**To do**
Write out the listing below exactly, and omit any images you find in it.
# # #
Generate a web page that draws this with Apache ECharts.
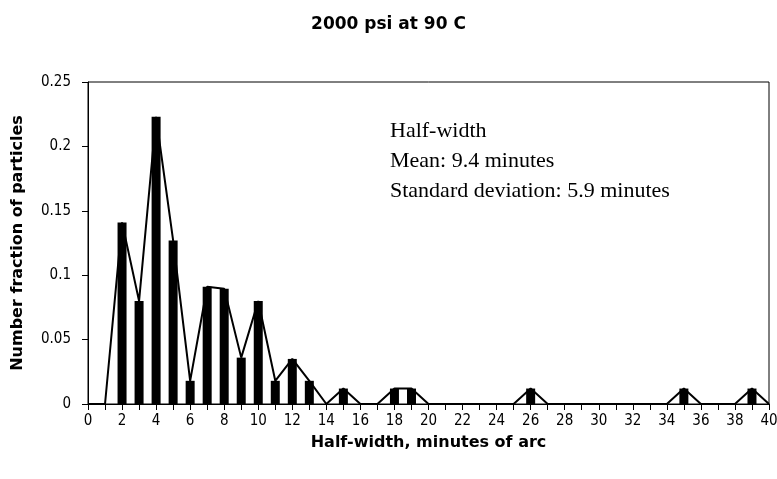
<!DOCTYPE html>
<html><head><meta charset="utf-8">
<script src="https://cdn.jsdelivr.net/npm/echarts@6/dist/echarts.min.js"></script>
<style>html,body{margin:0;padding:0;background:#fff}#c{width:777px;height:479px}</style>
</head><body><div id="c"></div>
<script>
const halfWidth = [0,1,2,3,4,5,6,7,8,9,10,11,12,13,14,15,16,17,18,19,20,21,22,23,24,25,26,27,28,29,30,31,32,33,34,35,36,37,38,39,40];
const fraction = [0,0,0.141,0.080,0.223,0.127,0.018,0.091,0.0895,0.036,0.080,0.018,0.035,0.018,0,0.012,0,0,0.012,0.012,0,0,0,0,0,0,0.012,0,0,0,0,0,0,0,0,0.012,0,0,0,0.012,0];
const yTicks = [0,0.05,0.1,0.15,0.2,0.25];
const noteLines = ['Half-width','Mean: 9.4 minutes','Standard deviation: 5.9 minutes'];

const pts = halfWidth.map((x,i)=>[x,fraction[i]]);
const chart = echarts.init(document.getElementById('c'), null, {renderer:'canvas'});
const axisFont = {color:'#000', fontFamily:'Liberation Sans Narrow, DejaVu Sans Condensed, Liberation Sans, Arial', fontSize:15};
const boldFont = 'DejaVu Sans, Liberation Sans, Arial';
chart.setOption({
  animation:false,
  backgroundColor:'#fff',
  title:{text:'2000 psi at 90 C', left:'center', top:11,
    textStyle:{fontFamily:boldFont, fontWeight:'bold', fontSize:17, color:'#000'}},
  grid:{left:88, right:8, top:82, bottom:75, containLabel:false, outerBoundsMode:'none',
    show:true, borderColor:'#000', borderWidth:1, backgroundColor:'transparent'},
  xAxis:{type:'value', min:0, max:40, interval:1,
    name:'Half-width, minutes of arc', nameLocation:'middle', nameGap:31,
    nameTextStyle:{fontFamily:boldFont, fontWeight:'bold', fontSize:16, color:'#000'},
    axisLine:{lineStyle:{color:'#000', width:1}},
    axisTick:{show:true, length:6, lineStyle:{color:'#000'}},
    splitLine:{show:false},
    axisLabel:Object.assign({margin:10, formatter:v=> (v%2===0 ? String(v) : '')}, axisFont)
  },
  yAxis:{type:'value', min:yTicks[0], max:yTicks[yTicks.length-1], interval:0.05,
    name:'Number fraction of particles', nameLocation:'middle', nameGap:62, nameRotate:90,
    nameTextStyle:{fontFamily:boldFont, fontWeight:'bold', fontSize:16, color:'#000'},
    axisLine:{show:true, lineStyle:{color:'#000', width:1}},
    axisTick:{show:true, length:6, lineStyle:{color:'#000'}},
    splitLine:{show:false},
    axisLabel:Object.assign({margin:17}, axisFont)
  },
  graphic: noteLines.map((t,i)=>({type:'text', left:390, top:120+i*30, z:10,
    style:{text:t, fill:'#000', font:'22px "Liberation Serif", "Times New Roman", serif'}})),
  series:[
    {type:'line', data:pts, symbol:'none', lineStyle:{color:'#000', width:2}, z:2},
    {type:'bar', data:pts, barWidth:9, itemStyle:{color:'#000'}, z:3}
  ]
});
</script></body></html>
# # #
**Result**
Generate a web page that draws this with Apache ECharts.
<!DOCTYPE html>
<html><head><meta charset="utf-8">
<script src="https://cdn.jsdelivr.net/npm/echarts@6/dist/echarts.min.js"></script>
<style>html,body{margin:0;padding:0;background:#fff}#c{width:777px;height:479px}</style>
</head><body><div id="c"></div>
<script>
const halfWidth = [0,1,2,3,4,5,6,7,8,9,10,11,12,13,14,15,16,17,18,19,20,21,22,23,24,25,26,27,28,29,30,31,32,33,34,35,36,37,38,39,40];
const fraction = [0,0,0.141,0.080,0.223,0.127,0.018,0.091,0.0895,0.036,0.080,0.018,0.035,0.018,0,0.012,0,0,0.012,0.012,0,0,0,0,0,0,0.012,0,0,0,0,0,0,0,0,0.012,0,0,0,0.012,0];
const yTicks = [0,0.05,0.1,0.15,0.2,0.25];
const noteLines = ['Half-width','Mean: 9.4 minutes','Standard deviation: 5.9 minutes'];

const pts = halfWidth.map((x,i)=>[x,fraction[i]]);
const chart = echarts.init(document.getElementById('c'), null, {renderer:'canvas'});
const axisFont = {color:'#000', fontFamily:'Liberation Sans Narrow, DejaVu Sans Condensed, Liberation Sans, Arial', fontSize:15};
const boldFont = 'DejaVu Sans, Liberation Sans, Arial';
chart.setOption({
  animation:false,
  backgroundColor:'#fff',
  title:{text:'2000 psi at 90 C', left:'center', top:11,
    textStyle:{fontFamily:boldFont, fontWeight:'bold', fontSize:17, color:'#000'}},
  grid:{left:88, right:8, top:82, bottom:75, containLabel:false, outerBoundsMode:'none',
    show:true, borderColor:'#000', borderWidth:1, backgroundColor:'transparent'},
  xAxis:{type:'value', min:0, max:40, interval:1,
    name:'Half-width, minutes of arc', nameLocation:'middle', nameGap:31,
    nameTextStyle:{fontFamily:boldFont, fontWeight:'bold', fontSize:16, color:'#000'},
    axisLine:{lineStyle:{color:'#000', width:1}},
    axisTick:{show:true, length:6, lineStyle:{color:'#000'}},
    splitLine:{show:false},
    axisLabel:Object.assign({margin:10, formatter:v=> (v%2===0 ? String(v) : '')}, axisFont)
  },
  yAxis:{type:'value', min:yTicks[0], max:yTicks[yTicks.length-1], interval:0.05,
    name:'Number fraction of particles', nameLocation:'middle', nameGap:62, nameRotate:90,
    nameTextStyle:{fontFamily:boldFont, fontWeight:'bold', fontSize:16, color:'#000'},
    axisLine:{show:true, lineStyle:{color:'#000', width:1}},
    axisTick:{show:true, length:6, lineStyle:{color:'#000'}},
    splitLine:{show:false},
    axisLabel:Object.assign({margin:17}, axisFont)
  },
  graphic: noteLines.map((t,i)=>({type:'text', left:390, top:120+i*30, z:10,
    style:{text:t, fill:'#000', font:'22px "Liberation Serif", "Times New Roman", serif'}})),
  series:[
    {type:'line', data:pts, symbol:'none', lineStyle:{color:'#000', width:2}, z:2},
    {type:'bar', data:pts, barWidth:9, itemStyle:{color:'#000'}, z:3}
  ]
});
</script></body></html>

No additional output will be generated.